Another detail that I am sure of is that this is a great action movie.  Nolan takes the real-life intensity that he had with The Dark Knight (2008), and fleshes it again here.  The chase scene in the city is reminiscent of the Joker/Batman chase scene, and the shoot out at the snowy mountain echoes Bruce Wayne’s escape of Ra’s Al Ghul’s lair in Batman Begins (2005).  Although these scenes may seem similar, Nolan puts them together effectively.  He may be using more CGI in this film, but those are real cars being chased and shot at, those are real explosions happening around the team, there are real stakes at hand.  We as the audience care about what is happening because Nolan makes us care, we understand what is at risk and what would happen if the team fails.  This is a detail so often glazed over in lesser action movies.  And even more amazingly, is that all of these action scenes are happening at the exact same time.

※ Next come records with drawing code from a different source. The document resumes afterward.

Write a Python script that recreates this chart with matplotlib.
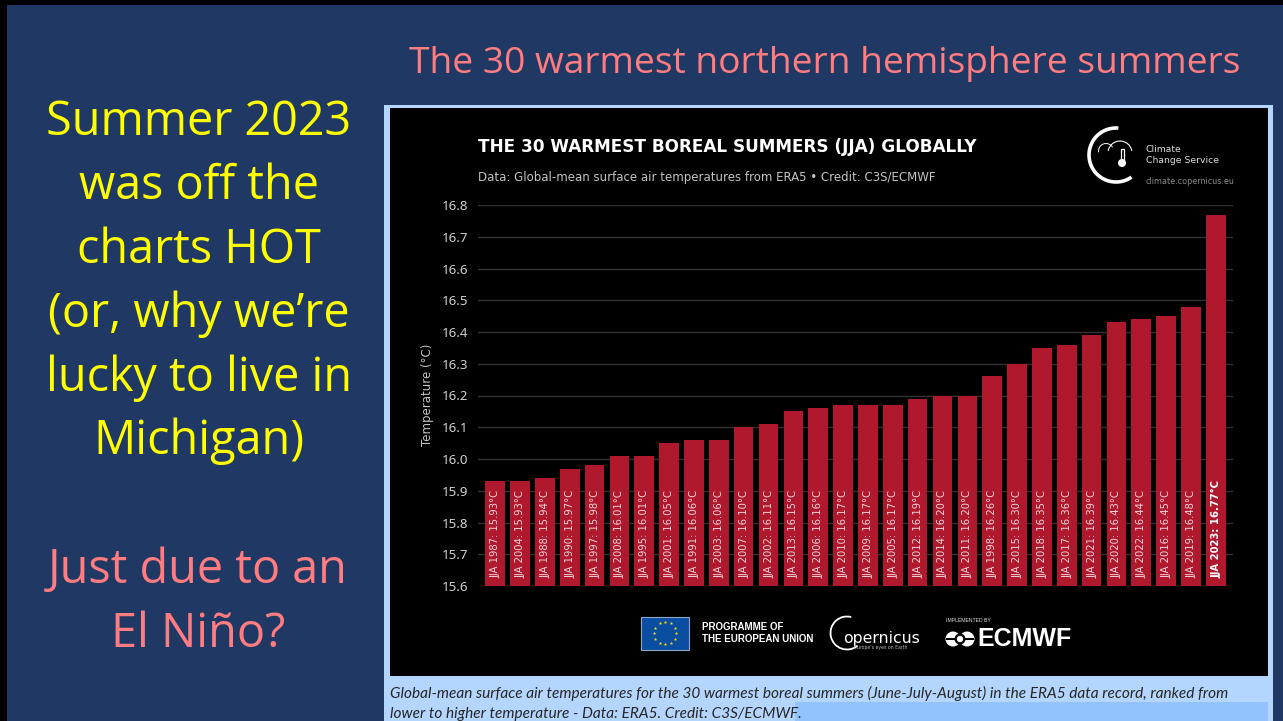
import matplotlib
matplotlib.use("Agg")
import matplotlib.pyplot as plt
import numpy as np
from matplotlib.patches import Rectangle, Arc, Circle

W, H = 1283, 721

years = [1987, 2004, 1988, 1990, 1997, 2008, 1995, 2001, 1991, 2003, 2007, 2002, 2013, 2006, 2010,
         2009, 2005, 2012, 2014, 2011, 1998, 2015, 2018, 2017, 2021, 2020, 2022, 2016, 2019, 2023]
temps = [15.93, 15.93, 15.94, 15.97, 15.98, 16.01, 16.01, 16.05, 16.06, 16.06, 16.10, 16.11, 16.15, 16.16, 16.17,
         16.17, 16.17, 16.19, 16.20, 16.20, 16.26, 16.30, 16.35, 16.36, 16.39, 16.43, 16.44, 16.45, 16.48, 16.77]
yticks = [15.6, 15.7, 15.8, 15.9, 16.0, 16.1, 16.2, 16.3, 16.4, 16.5, 16.6, 16.7, 16.8]

NAVY = "#1f3864"; LIGHT = "#b4d6fe"; MID = "#93c3fc"; RED = "#b0182e"
PINK = "#ff7c80"; YEL = "#ffff00"
SLIDE = "Open Sans"; CHART = "DejaVu Sans"

fig = plt.figure(figsize=(W/100, H/100), dpi=100, facecolor=NAVY)
bg = fig.add_axes([0, 0, 1, 1]); bg.set_xlim(0, W); bg.set_ylim(H, 0); bg.axis("off")

# slide frame
bg.add_patch(Rectangle((0, 0), W, 5, color="black", lw=0))
bg.add_patch(Rectangle((0, 0), 7, H, color="black", lw=0))
# picture frame
bg.add_patch(Rectangle((384, 105), 889, H-105, color=LIGHT, lw=0))
bg.add_patch(Rectangle((390, 108), 878, 568, color="black", lw=0))
bg.add_patch(Rectangle((795, 702), 473, 19, color=MID, lw=0))

bg.text(824.5, 64.5, "The 30 warmest northern hemisphere summers", color=PINK, fontsize=26.7, family=SLIDE, ha="center", va="center")
for y, s in zip([122, 186, 250, 314, 378, 441], ["Summer 2023", "was off the", "charts HOT", "(or, why we\u2019re", "lucky to live in", "Michigan)"]):
    bg.text(199, y, s, color=YEL, fontsize=33.7, family=SLIDE, ha="center", va="center")
for y, s in zip([570, 634], ["Just due to an", "El Ni\u00f1o?"]):
    bg.text(198, y, s, color=PINK, fontsize=33.7, family=SLIDE, ha="center", va="center")

bg.text(478, 146.5, "THE 30 WARMEST BOREAL SUMMERS (JJA) GLOBALLY", color="white", fontsize=12.2, fontweight="bold", family=CHART, va="center")
bg.text(478, 177, "Data: Global-mean surface air temperatures from ERA5 \u2022 Credit: C3S/ECMWF", color="#c4c4c4", fontsize=8.5, family=CHART, va="center")
bg.text(427, 395, "Temperature (\u00b0C)", color="#c4c4c4", fontsize=8.5, family=CHART, rotation=90, va="center", ha="center")

# C3S logo
bg.add_patch(Arc((1116, 155), 54, 54, theta1=55, theta2=275, color="white", lw=2.6))
bg.add_patch(Arc((1106, 151), 15, 15, theta1=170, theta2=330, color="white", lw=0.7))
bg.add_patch(Arc((1120, 153), 24, 24, theta1=190, theta2=350, color="white", lw=0.8))
bg.add_patch(Rectangle((1120.5, 149), 3.5, 12, fc="none", ec="white", lw=0.9))
bg.add_patch(Circle((1122, 163), 4, fc="white", ec="white", lw=0))
bg.text(1146, 149.5, "Climate", color="#dddddd", fontsize=6.7, family=CHART, va="center")
bg.text(1146, 160.5, "Change Service", color="#dddddd", fontsize=6.7, family=CHART, va="center")
bg.text(1146, 181, "climate.copernicus.eu", color="#8a8a8a", fontsize=5.8, family=CHART, va="center")

# EU flag
bg.add_patch(Rectangle((641, 616.5), 48, 33, fc="#0a4ea2", ec="#8fa6c4", lw=0.8))
a = np.linspace(0, 2*np.pi, 12, endpoint=False)
bg.scatter(665+11*np.cos(a), 633+11*np.sin(a), s=7, c="#ffe000", marker="*", lw=0, zorder=3)
bg.text(702, 627.5, "PROGRAMME OF", color="white", fontsize=7, fontweight="bold", family="Liberation Sans", va="center")
bg.text(702, 638.5, "THE EUROPEAN UNION", color="white", fontsize=7, fontweight="bold", family="Liberation Sans", va="center")

# Copernicus logo
bg.add_patch(Arc((847, 633), 33, 33, theta1=50, theta2=285, color="white", lw=1.3))
bg.text(843, 638, "opernicus", color="white", fontsize=11.3, family="DejaVu Sans", va="center")
bg.text(881, 647.5, "Europe's eyes on Earth", color="#bbbbbb", fontsize=3.3, family="DejaVu Sans", va="center", ha="center")

# ECMWF logo
bg.text(946, 620.5, "IMPLEMENTED BY", color="#dddddd", fontsize=3.7, family="Liberation Sans", va="center")
bg.add_patch(Circle((953, 639), 7.5, fc="white", lw=0))
bg.add_patch(Circle((967, 639), 7.5, fc="white", lw=0))
bg.add_patch(Circle((960, 639), 5.5, fc="black", lw=0))
bg.add_patch(Rectangle((946, 637.8), 28, 2.4, fc="black", lw=0))
bg.add_patch(Circle((960, 639), 3.2, fc="white", lw=0))
bg.text(977, 638.5, "ECMWF", color="white", fontsize=18.0, fontweight="bold", family="Liberation Sans", va="center")

bg.text(390, 693, "Global-mean surface air temperatures for the 30 warmest boreal summers (June-July-August) in the ERA5 data record, ranked from",
        color="#262626", fontsize=11.12, style="italic", family="Lato", va="center")
bg.text(390, 714, "lower to higher temperature - Data: ERA5. Credit: C3S/ECMWF.",
        color="#262626", fontsize=11.12, style="italic", family="Lato", va="center", zorder=5)

# chart
L, R, T, B = 478, 1233, 205, 586
ax = fig.add_axes([L/W, 1-B/H, (R-L)/W, (B-T)/H], facecolor="none")
x = np.arange(len(temps))
ax.bar(x, temps, width=0.79, bottom=0, color=RED, zorder=3)
ax.set_xlim(-0.69, 29.69); ax.set_ylim(15.6, 16.8)
ax.set_yticks(yticks); ax.set_yticklabels([f"{v:.1f}" for v in yticks], color="#d0d0d0", fontsize=9.6, family="Noto Sans")
ax.set_xticks([])
ax.tick_params(axis="y", length=0, pad=7)
ax.grid(axis="y", color="#333333", lw=1, zorder=0)
for s in ax.spines.values():
    s.set_visible(False)
for i, (yr, t) in enumerate(zip(years, temps)):
    last = i == len(temps)-1
    ax.text(i+0.02, 15.625, f"JJA {yr}: {t:.2f}\u00b0C", rotation=90, ha="center", va="bottom", color="white" if last else "#f2d6da",
            fontsize=7.2, family=CHART, fontweight="bold" if last else "normal", zorder=4)

fig.savefig("out.png", dpi=100, facecolor=NAVY)
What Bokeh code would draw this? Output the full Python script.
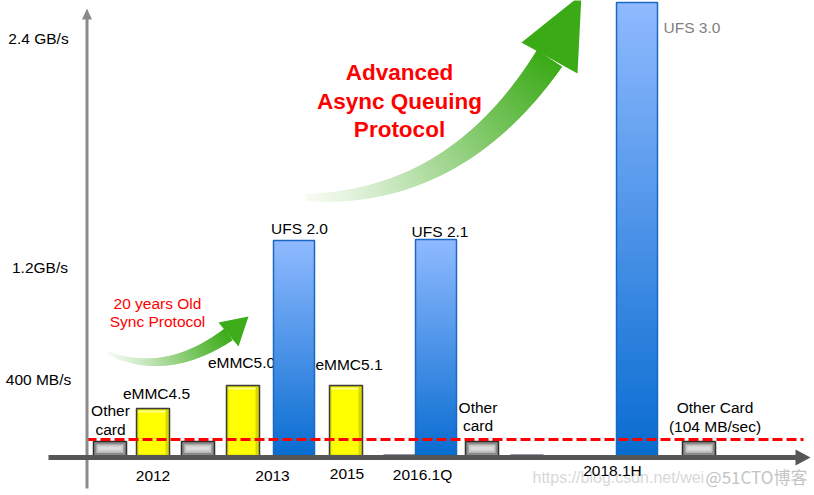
import numpy as np
from bokeh.plotting import figure
from bokeh.models import Range1d
from bokeh.core.properties import value
from bokeh.embed import file_html
from bokeh.resources import INLINE

# ---------------- data (heights in chart units above the time axis) ----------------
tick_labels = ["400 MB/s", "1.2GB/s", "2.4 GB/s"]
tick_levels = [78, 190, 419]
years = ["2012", "2013", "2015", "2016.1Q", "2018.1H"]
emmc_names = ["eMMC4.5", "eMMC5.0", "eMMC5.1"]
emmc_levels = [49, 72, 72]
ufs_names = ["UFS 2.0", "UFS 2.1", "UFS 3.0"]
ufs_levels = [217, 218, 455]
card_levels = [16, 16, 16, 16]
other_card_level = 18          # 104 MB/sec reference line
card_texts = [["Other", "card"], ["Other", "card"], ["Other Card", "(104 MB/sec)"]]
protocol_old = ["20 years Old", "Sync Protocol"]
protocol_new = ["Advanced", "Async Queuing", "Protocol"]

# ---------------- layout ----------------
W, H = 814, 495
BASE = 457
def Y(py):
    return BASE - np.asarray(py, dtype=float)

FONT = "Liberation Sans"
FS = "15.5px"

p = figure(width=W, height=H, x_range=Range1d(0, W), y_range=Range1d(BASE - H, BASE),
           output_backend="svg", toolbar_location=None, min_border=0,
           x_axis_location=None, y_axis_location=None)
p.grid.visible = False
p.outline_line_color = None
p.background_fill_color = "white"
p.border_fill_color = "white"

def mix(c1, c2, t):
    return "#%02x%02x%02x" % tuple(int(round(a + (b - a) * t)) for a, b in zip(c1, c2))

def txt(x, y, s, size=FS, color="black", align="center", style="normal", font=FONT):
    p.text(x=list(x), y=list(y), text=list(s), text_font=value(font),
           text_font_size=size, text_color=color, text_align=align,
           text_baseline="middle", text_font_style=style)

# ---------------- watermark ----------------
txt([532], Y([477]), ["https://blog.csdn.net/wei"], size="16px", color="#d8d8d8", align="left")
txt([756], Y([476]), ["@51CTO博客"], size="17px", color="#c4c4c4", font="Noto Sans CJK SC")

# ---------------- green arrows ----------------
def arrow(P0, P1, P2, w0, w1, head, c_tail, c_head, n=80, ramp=1.2):
    P0, P1, P2 = (np.array(P, float) for P in (P0, P1, P2))
    t = np.linspace(0, 1, n + 1)[:, None]
    pts = (1 - t) ** 2 * P0 + 2 * (1 - t) * t * P1 + t ** 2 * P2
    d = 2 * (1 - t) * (P1 - P0) + 2 * t * (P2 - P1)
    nrm = np.column_stack([-d[:, 1], d[:, 0]]) / np.linalg.norm(d, axis=1)[:, None]
    hw = (w0 + (w1 - w0) * t[:, 0] ** 0.9)[:, None]
    L = pts + nrm * hw
    R = pts - nrm * hw
    xs, ys, cols = [], [], []
    for i in range(n):
        j = min(i + 2, n)
        quad = np.array([L[i], L[j], R[j], R[i]])
        xs.append(list(quad[:, 0]))
        ys.append(list(Y(quad[:, 1])))
        cols.append(mix(c_tail, c_head, ((i + 0.5) / n) ** ramp))
    p.patches(xs=xs, ys=ys, fill_color=cols, line_color=None)
    h = np.array(head, float)
    p.patch(x=list(h[:, 0]), y=list(Y(h[:, 1])), fill_color=mix(c_tail, c_head, 1.0), line_color=None)

arrow((305, 197), (455, 200), (549, 58), 3.5, 15,
      [(521, 42), (581, -6), (577, 73)], (246, 251, 243), (58, 170, 22))
arrow((107, 352), (165, 378), (228, 334), 1.5, 7,
      [(218, 322), (248, 316), (238, 346)], (246, 251, 243), (60, 172, 26))

# ---------------- text annotations ----------------
txt([157, 157], Y([303, 321]), protocol_old, color="#ff0000")
txt([399, 399, 399], Y([72, 101, 129]), protocol_new, size="22.5px", color="#ff0000", style="bold")

# value-axis tick labels, placed at their levels
txt([38, 39.5, 38], tick_levels, tick_labels)

# bar labels (drawn before bars: UFS 2.0 bar hides part of "eMMC5.0")
txt([156, 241, 348.5], Y([393, 362, 364]), emmc_names)
txt([299, 439.5], Y([228, 231]), ufs_names[:2])
txt([663], Y([27]), ufs_names[2:], color="#808080", align="left")
txt([110, 110], Y([410, 429]), card_texts[0])
txt([477.5, 477.5], Y([407, 425]), card_texts[1])
txt([714.5, 714.5], Y([407, 426]), card_texts[2])

# years
txt([152.5, 272, 346.5, 422, 612], Y([475, 475, 473, 474, 470]), years)

# ---------------- bars ----------------
# grey "other card" bars
card_left = np.array([93, 181, 465, 682], float)
card_w = 33
ch = np.array(card_levels, float)
p.quad(left=card_left, right=card_left + card_w, bottom=0, top=ch,
       fill_color="#8c8c8c", line_color="#2e2e2e", line_width=1.5)
p.quad(left=card_left + 3, right=card_left + card_w - 3, bottom=ch * 0.3, top=ch - 3,
       fill_color="#c6c6c6", line_color=None)
p.quad(left=card_left + 5, right=card_left + card_w - 5, bottom=ch * 0.45, top=ch - 5,
       fill_color="#dcdcdc", line_color=None)

# yellow eMMC bars
emmc_left = np.array([136, 226, 329], float)
emmc_w = 33
eh = np.array(emmc_levels, float)
p.quad(left=emmc_left, right=emmc_left + emmc_w, bottom=0, top=eh,
       fill_color="#d8d800", line_color="#3c3c3c", line_width=1.5)
p.quad(left=emmc_left + 2, right=emmc_left + emmc_w - 4, bottom=3, top=eh - 2,
       fill_color="#ffff00", line_color=None)
p.quad(left=emmc_left + 2, right=emmc_left + emmc_w - 4, bottom=eh - 4, top=eh - 2,
       fill_color="#ffff90", line_color=None)

# blue UFS bars with vertical gradient
ufs_left = np.array([273, 415, 616], float)
ufs_w = 41
top_c, bot_c = (143, 186, 255), (8, 108, 208)
n = 60
for lft, h in zip(ufs_left, ufs_levels):
    b = h * np.arange(n) / n
    tp = h * (np.arange(n) + 1) / n + 0.8
    tp[-1] = h
    cols = [mix(bot_c, top_c, (i + 0.5) / n) for i in range(n)]
    p.quad(left=lft, right=lft + ufs_w, bottom=b, top=tp, fill_color=cols, line_color=None)
p.quad(left=ufs_left, right=ufs_left + ufs_w, bottom=0, top=ufs_levels,
       fill_color=None, line_color="#1a68c4", line_width=1.5)

# tiny hidden bars at the baseline
p.segment(x0=[383, 510], y0=[2, 2], x1=[415, 543], y1=[2, 2], line_color="#333355", line_width=2)

# ---------------- reference line ----------------
p.segment(x0=[86], y0=[other_card_level], x1=[803], y1=[other_card_level],
          line_color="#ff0000", line_width=3, line_dash="10 4")

# ---------------- axes ----------------
p.segment(x0=[86.5], y0=Y([488]), x1=[86.5], y1=Y([16]), line_color="#8a8a8a", line_width=3)
p.patch(x=[81.5, 86.5, 91.5], y=list(Y([19, 8, 19])), fill_color="#8a8a8a", line_color=None)
p.segment(x0=[48], y0=[0], x1=[797], y1=[0], line_color="#565656", line_width=5)
p.patch(x=[795, 810, 795], y=list(Y([449, 457, 465])), fill_color="#565656", line_color=None)

open("out.html", "w").write(file_html(p, INLINE))
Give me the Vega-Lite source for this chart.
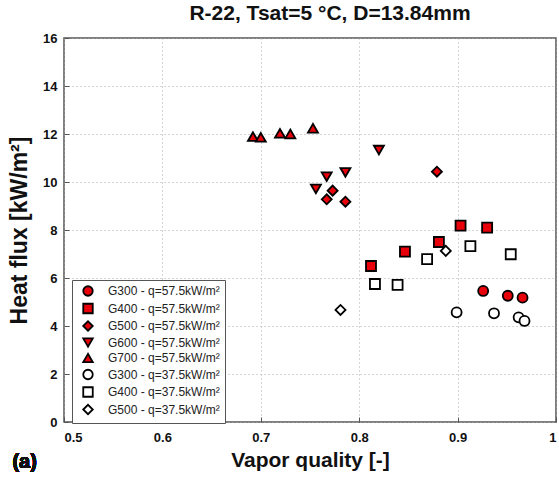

I have read that Christopher Nolan spent nearly ten years writing this film, and I can believe that.  He must have racked his mind trying to make sure everything works as they appear to, that the levels flowed together and made sense, and that the audience would be able to follow along without completely losing their way.  No review can fully encapsulate what kind of an experience a person will have watching this movie.  This is a film unlike anything I have ever seen, a first-class entry to a summer season of lackluster movies.  I highly recommend you see this as soon as you can; go in to it with an open mind, and be ready for the rollercoaster ride that follows.  In the end, you will have experienced a labyrinth of a story, and one of the best movies of 2010.